My personal experience with the HPS pads was very underwhelming; I removed them from my CTS-V after only a few months, something I've never done with any other pads I've bought over the years. The Hawk HP+ will offer significantly more bite than the HPS, at the cost of lots more dust and some noise. Hawk also has two newer street pad compounds that were introduced this year - High Performance Street 5.0 and High Performance Street/Race. I have no personal experience with either, but I have seen one review from someone who has tried the HPS and the HPS 5.0 and he said the 5.0 was a big improvement.
As for what I run, I replaced the HPSs on my CTS-V with ACDelco Professional Durastop semi-metallic pads. They were on closeout on rockauto.com for only about $25 (as compared to $155 for the HPS), so I figured at that price it couldn't hurt to try them out. Turns out I've been thrilled by their performance. They definitely generate more dust than the HPSs, but they're not horrible in that regards, and the braking power, both cold and hot, is leagues better than the HPSs. I'll continue to spend big bucks on brake pads for track duty, but when it comes to street use I'll be sticking with these dirt cheap ACDelcos for the foreseeable future. Looks like the part number for the stock Mustang brakes is 17D431M, and they're only ~$10 on rockauto.com - again, for that price, it can't hurt to try them out.
But my last notch was damn scary braking hard on the stock brakes ( Ford pads ) so maybe even a caliper swap is in order
Damn fox bodies... so many variations and none of them great in terms of braking solutions. SN95 swap works decent but the 15" wheel issue.... hmmm
You could also run 1996-2004 spindles but you will have some bumpsteer. Granted, if you are running skinnies on a drag car, bumpsteer really won't be much of an issue to worry about.

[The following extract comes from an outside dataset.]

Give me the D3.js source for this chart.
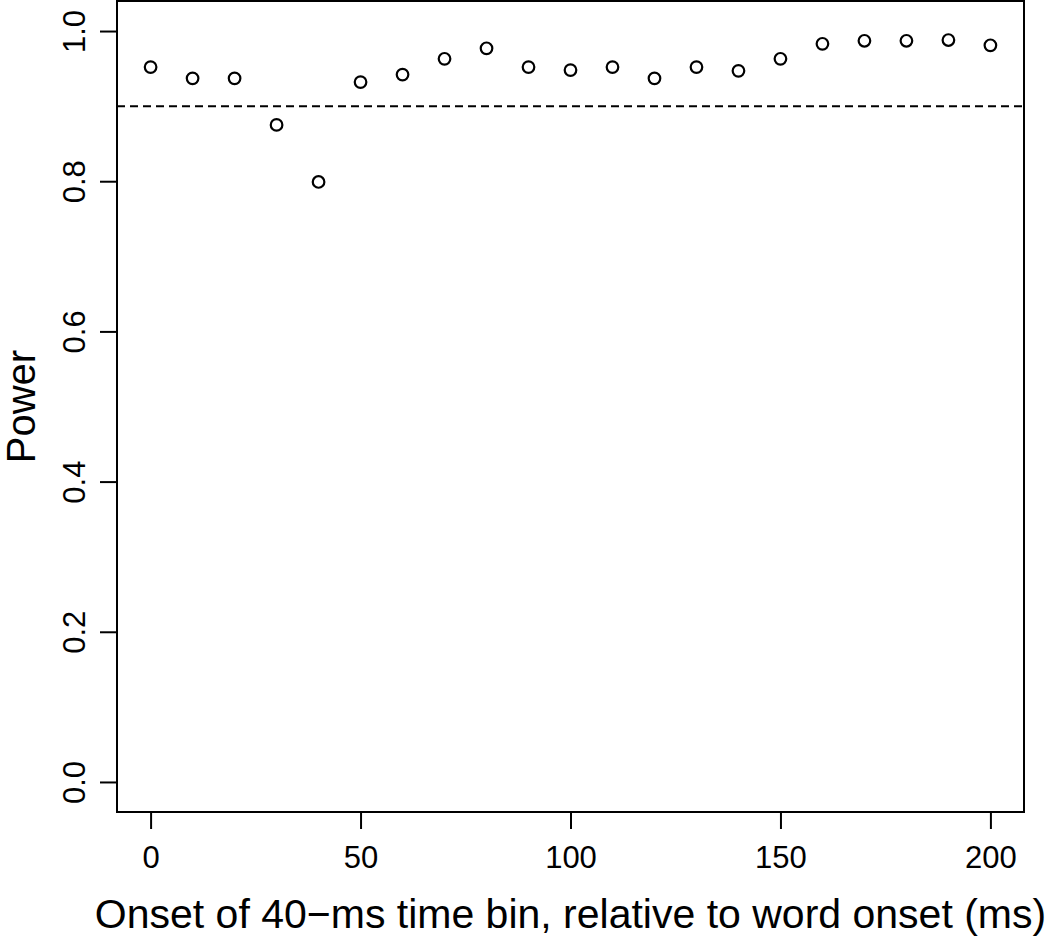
<!DOCTYPE html>
<html>
<head>
<meta charset="utf-8">
<script src="https://cdn.jsdelivr.net/npm/d3@7"></script>
<style>
  body { margin: 0; background: #fff; }
  text { font-family: "Liberation Sans", Arial, sans-serif; fill: #000; }
</style>
</head>
<body>
<svg id="chart" width="1050" height="938"></svg>
<script>
// onset of each 40-ms bin (ms) and its power
let onsets = [0, 10, 20, 30, 40, 50, 60, 70, 80, 90, 100,
              110, 120, 130, 140, 150, 160, 170, 180, 190, 200]
let power = [0.952, 0.937, 0.937, 0.875, 0.799, 0.932, 0.942, 0.963, 0.977, 0.952, 0.948,
             0.952, 0.937, 0.952, 0.947, 0.963, 0.983, 0.987, 0.987, 0.988, 0.981]
let threshold = 0.9
let xTicks = [0, 50, 100, 150, 200]
let yTicks = [0, 0.2, 0.4, 0.6, 0.8, 1.0]

let box = {left: 117, right: 1024, top: 1, bottom: 812}

function make_scales() {
  return {
    x: d3.scaleLinear().domain([-8, 208]).range([box.left, box.right]),
    y: d3.scaleLinear().domain([-0.04, 1.04]).range([box.bottom, box.top])
  }
}

function draw() {
  let svg = d3.select("#chart")
  let scales = make_scales()

  // x axis
  let xAxis = d3.axisBottom(scales.x)
    .tickValues(xTicks)
    .tickSize(17)
    .tickPadding(17)
    .tickFormat(d3.format("d"))
  let gx = svg.append("g")
    .attr("transform", `translate(0, ${box.bottom})`)
    .call(xAxis)
  gx.select(".domain").remove()
  gx.selectAll("line").attr("stroke-width", 2)
  gx.selectAll("text").attr("font-size", 31)

  // y axis, labels turned like R's default
  let yAxis = d3.axisLeft(scales.y)
    .tickValues(yTicks)
    .tickSize(17)
    .tickFormat(d3.format(".1f"))
  let gy = svg.append("g")
    .attr("transform", `translate(${box.left}, 0)`)
    .call(yAxis)
  gy.select(".domain").remove()
  gy.selectAll("line").attr("stroke-width", 2)
  gy.selectAll("text")
    .attr("font-size", 31)
    .attr("x", null).attr("dy", null)
    .attr("text-anchor", "middle")
    .attr("transform", "translate(-32, 0) rotate(-90)")

  // threshold
  svg.append("line")
    .attr("x1", box.left).attr("x2", box.right)
    .attr("y1", scales.y(threshold)).attr("y2", scales.y(threshold))
    .attr("stroke", "#000")
    .attr("stroke-width", 2)
    .attr("stroke-dasharray", "8,5")

  // points
  svg.append("g")
    .selectAll("circle")
    .data(onsets).enter()
    .append("circle")
    .attr("cx", d => scales.x(d))
    .attr("cy", (d, i) => scales.y(power[i]))
    .attr("r", 5.8)
    .attr("fill", "none")
    .attr("stroke", "#000")
    .attr("stroke-width", 2.2)

  // frame
  svg.append("rect")
    .attr("x", box.left).attr("y", box.top)
    .attr("width", box.right - box.left)
    .attr("height", box.bottom - box.top)
    .attr("fill", "none")
    .attr("stroke", "#000")
    .attr("stroke-width", 2)

  // titles
  svg.append("text")
    .attr("x", (box.left + box.right) / 2)
    .attr("y", 928)
    .attr("text-anchor", "middle")
    .attr("font-size", 41)
    .text("Onset of 40\u2212ms time bin, relative to word onset (ms)")

  svg.append("text")
    .attr("transform", `translate(35, ${(box.top + box.bottom) / 2}) rotate(-90)`)
    .attr("text-anchor", "middle")
    .attr("font-size", 40)
    .text("Power")
}

draw()
</script>
</body>
</html>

For a drag car standard semi metallic OEM replacement pads will be fine. Due to the skinnies the bulk of the braking will actually come from the rear.
You will need to swap out your master cylinder to an SN95 or 93 Cobra unit and do something with the proportioning valve as mentioned above. In your case prob a 93 Cobra will be better otherwise you will end up with adapter fittings between the fox brake lines and the SN95 master cylinder. Fox is SAE inverted flare, SN95 is metric bubble.